Nanoscale Optical Imaging of 2D Semiconductor Stacking Orders by Exciton-Enhanced Second Harmonic Generation

TL;DR

This study demonstrates nanoscale optical imaging of 2D semiconductor stacking orders using enhanced second harmonic generation, revealing local symmetry and excitonic effects at 20 nm resolution.

Contribution

The paper introduces near-field SHG imaging with 20 nm resolution for 2D materials, enabling local symmetry and stacking order analysis beyond conventional far-field methods.

Findings

Near-field SHG efficiency is enhanced by excitons in 2D semiconductors.

Nanoscale variations in stacking order are resolved in bilayer WSe2.

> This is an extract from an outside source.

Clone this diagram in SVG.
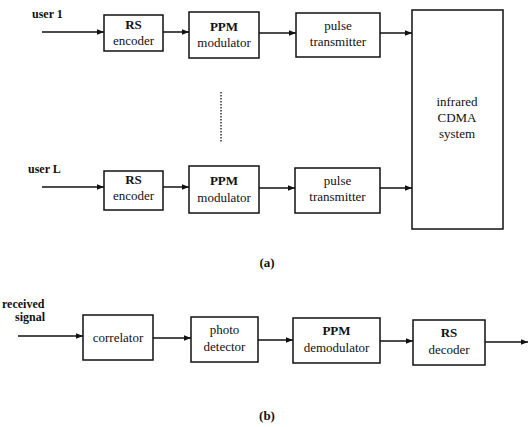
<svg xmlns="http://www.w3.org/2000/svg" width="528" height="427" viewBox="0 0 528 427">
<style>
  .box { fill: #fff; stroke: #111; stroke-width: 1.5; }
  .lbl { font-family: "Liberation Serif", "Times New Roman", serif; font-size: 13px; fill: #111; text-anchor: middle; }
  .b { font-weight: bold; }
  .side { font-family: "Liberation Serif", "Times New Roman", serif; font-size: 12px; fill: #111; font-weight: bold; }
  .conn { stroke: #111; stroke-width: 1.5; fill: none; marker-end: url(#ah); }
</style>
<defs>
  <marker id="ah" viewBox="0 0 10 10" refX="10" refY="5" markerWidth="7" markerHeight="7" markerUnits="userSpaceOnUse" orient="auto">
    <path d="M0,1 L10,5 L0,9 Z" fill="#111"/>
  </marker>
</defs>
<rect width="528" height="427" fill="#fff"/>

<g id="connectors">
  <line class="conn" x1="42" y1="32" x2="104" y2="32"/>
  <line class="conn" x1="163" y1="32" x2="189" y2="32"/>
  <line class="conn" x1="259" y1="33" x2="296" y2="33"/>
  <line class="conn" x1="380" y1="33" x2="412" y2="33"/>
  <line class="conn" x1="42" y1="187" x2="104" y2="187"/>
  <line class="conn" x1="163" y1="187" x2="189" y2="187"/>
  <line class="conn" x1="259" y1="188" x2="295" y2="188"/>
  <line class="conn" x1="380" y1="188" x2="412" y2="188"/>
  <line x1="221" y1="92" x2="221" y2="143" stroke="#111" stroke-width="1.3" stroke-dasharray="1.5,1.5"/>
  <line class="conn" x1="18" y1="336" x2="83" y2="336"/>
  <line class="conn" x1="153" y1="338" x2="191" y2="338"/>
  <line class="conn" x1="258" y1="340" x2="293" y2="340"/>
  <line class="conn" x1="380" y1="341" x2="413" y2="341"/>
  <line class="conn" x1="485" y1="342" x2="528" y2="342"/>
</g>

<g id="user1"><text class="side" x="32" y="18">user 1</text></g>
<g id="userL"><text class="side" x="28" y="173">user  L</text></g>
<g id="received"><text class="side" x="2" y="308">received</text><text class="side" x="15" y="321">signal</text></g>

<g id="rs-enc-1"><rect class="box" x="104" y="15" width="59" height="36"/>
  <text class="lbl b" x="133.5" y="29">RS</text><text class="lbl" x="133.5" y="45">encoder</text></g>
<g id="ppm-mod-1"><rect class="box" x="189" y="12" width="70" height="46"/>
  <text class="lbl b" x="224" y="31">PPM</text><text class="lbl" x="224" y="47">modulator</text></g>
<g id="pulse-tx-1"><rect class="box" x="296" y="13" width="84" height="44"/>
  <text class="lbl" x="338" y="30">pulse</text><text class="lbl" x="338" y="46">transmitter</text></g>

<g id="rs-enc-L"><rect class="box" x="104" y="171" width="59" height="39"/>
  <text class="lbl b" x="133.5" y="184">RS</text><text class="lbl" x="133.5" y="200">encoder</text></g>
<g id="ppm-mod-L"><rect class="box" x="189" y="166" width="70" height="47"/>
  <text class="lbl b" x="224" y="185">PPM</text><text class="lbl" x="224" y="202">modulator</text></g>
<g id="pulse-tx-L"><rect class="box" x="295" y="168" width="85" height="45"/>
  <text class="lbl" x="337.5" y="185">pulse</text><text class="lbl" x="337.5" y="201">transmitter</text></g>

<g id="infrared"><rect class="box" x="412" y="10" width="91" height="219"/>
  <text class="lbl" x="457" y="106">infrared</text><text class="lbl" x="457" y="122">CDMA</text><text class="lbl" x="457" y="138">system</text></g>

<g id="label-a"><text class="lbl b" x="267" y="267">(a)</text></g>

<g id="correlator"><rect class="box" x="83" y="315" width="70" height="45"/>
  <text class="lbl" x="118" y="342">correlator</text></g>
<g id="photo"><rect class="box" x="191" y="317" width="67" height="45"/>
  <text class="lbl" x="224.5" y="334">photo</text><text class="lbl" x="224.5" y="351">detector</text></g>
<g id="ppm-demod"><rect class="box" x="293" y="318" width="87" height="45"/>
  <text class="lbl b" x="336.5" y="335">PPM</text><text class="lbl" x="336.5" y="352">demodulator</text></g>
<g id="rs-dec"><rect class="box" x="413" y="320" width="72" height="45"/>
  <text class="lbl b" x="449" y="337">RS</text><text class="lbl" x="449" y="354">decoder</text></g>

<g id="label-b"><text class="lbl b" x="267" y="420">(b)</text></g>
</svg>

Stacking order influences excitonic light-matter interactions.

Abstract

Second harmonic generation (SHG) is a nonlinear optical response arising exclusively from broken inversion symmetry in the electric-dipole limit. Recently, SHG has attracted widespread interest as a versatile and noninvasive tool for characterization of crystal symmetry and emerging ferroic or topological orders in quantum materials. However, conventional far-field optics is unable to probe local symmetry at the deep subwavelength scale. Here, we demonstrate near-field SHG imaging of 2D semiconductors and heterostructures with the spatial resolution down to 20 nm using a scattering-type nano-optical apparatus. We show that near-field SHG efficiency is greatly enhanced by excitons in atomically thin transition metal dichalcogenides. Furthermore, by correlating nonlinear and linear scattering-type nano-imaging, we resolve nanoscale variations of interlayer stacking order in bilayer WSe2, and reveal the stacking-tuned excitonic light-matter-interactions. Our work demonstrates nonlinear optical interrogation of crystal symmetry and structure-property relationships at the nanometer length scales relevant to emerging properties in quantum materials.